Ehanire said that the ministry is currently reviewing the national guidelines on the Baby Friendly Initiative (BFI), which encompasses baby friendly services in the hospital, community and workplace.
The minister stated this yesterday during the celebration of the 2020 World Breastfeeding Week.
Quoting a publication by the World Health Organisation (WHO), on breastfeeding, Ehanire said “that scaling up breastfeeding practices to almost universal level could prevent an estimated 823,000 annual deaths, or 13·8 per cent of all deaths of children younger than 24 months.
“Breastfeeding also provides health benefits to mothers, by helping to prevent postpartum bleeding, support child spacing, lower the risk of breast and ovarian cancers and earlier return to pre-pregnancy body weight.
“An estimated 20,000 maternal deaths could be prevented annually if optimal breastfeeding were practiced,” he said.
The minister regretted that the breastfeeding indices in Nigeria are below optimal despite the benefits accruing from exclusive breastfeeding practice.
He said that the National Demographic and Health Survey of 2018 showed that 97 per cent of children were breastfed at one point or the other but only 42 per cent were put to breast within an hour of birth while the proportion of children that had exclusively breastfeeding within their first six months was a mere 29 per cent.
Earlier in his remark, the Minister of State for Health, Senator Olorunmibe Mamora, said that apart from being the most single cost-effective intervention for saving infant lives, improving the health, social and economic development of individuals, breastfeeding helps to lowers the risk of hypertension and diabetes.
Mamora said that babies that were denied breastfeeding would suffer lower intelligence that would result in economic losses of about $302 billion annually.
Over the years, Nigeria has joined more than 170 countries to commemorate the World Breastfeeding Week, a weeklong series of activities from August 1 to 7, every year.

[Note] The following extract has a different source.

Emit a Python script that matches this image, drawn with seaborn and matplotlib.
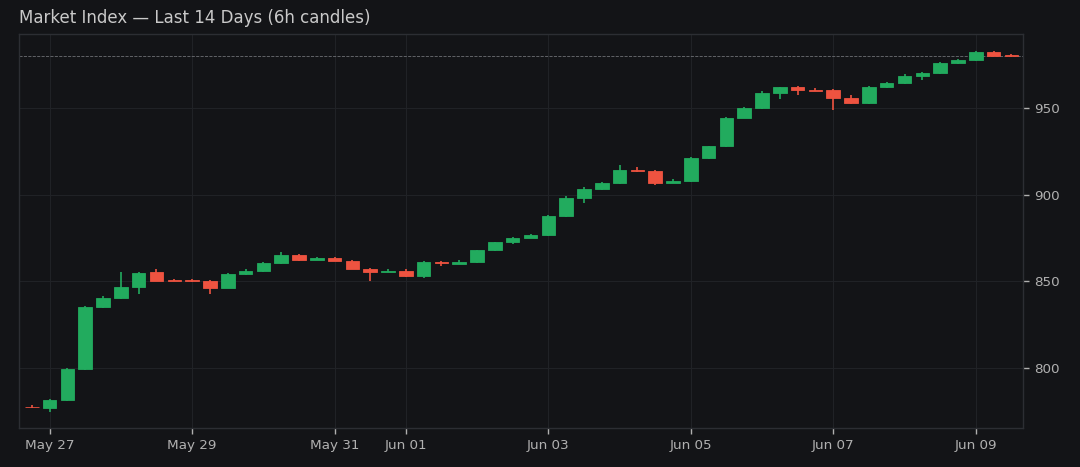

The week long program was intended to create awareness and generate support for improved breastfeeding practices for good health and wellbeing outcomes for infants and young children. The theme of this year’s celebration is “Support Breastfeeding for a Healthier Planet,” which focused on the impact of proper infant feeding on the environment and to garner support for breastfeeding for the health of people and planet.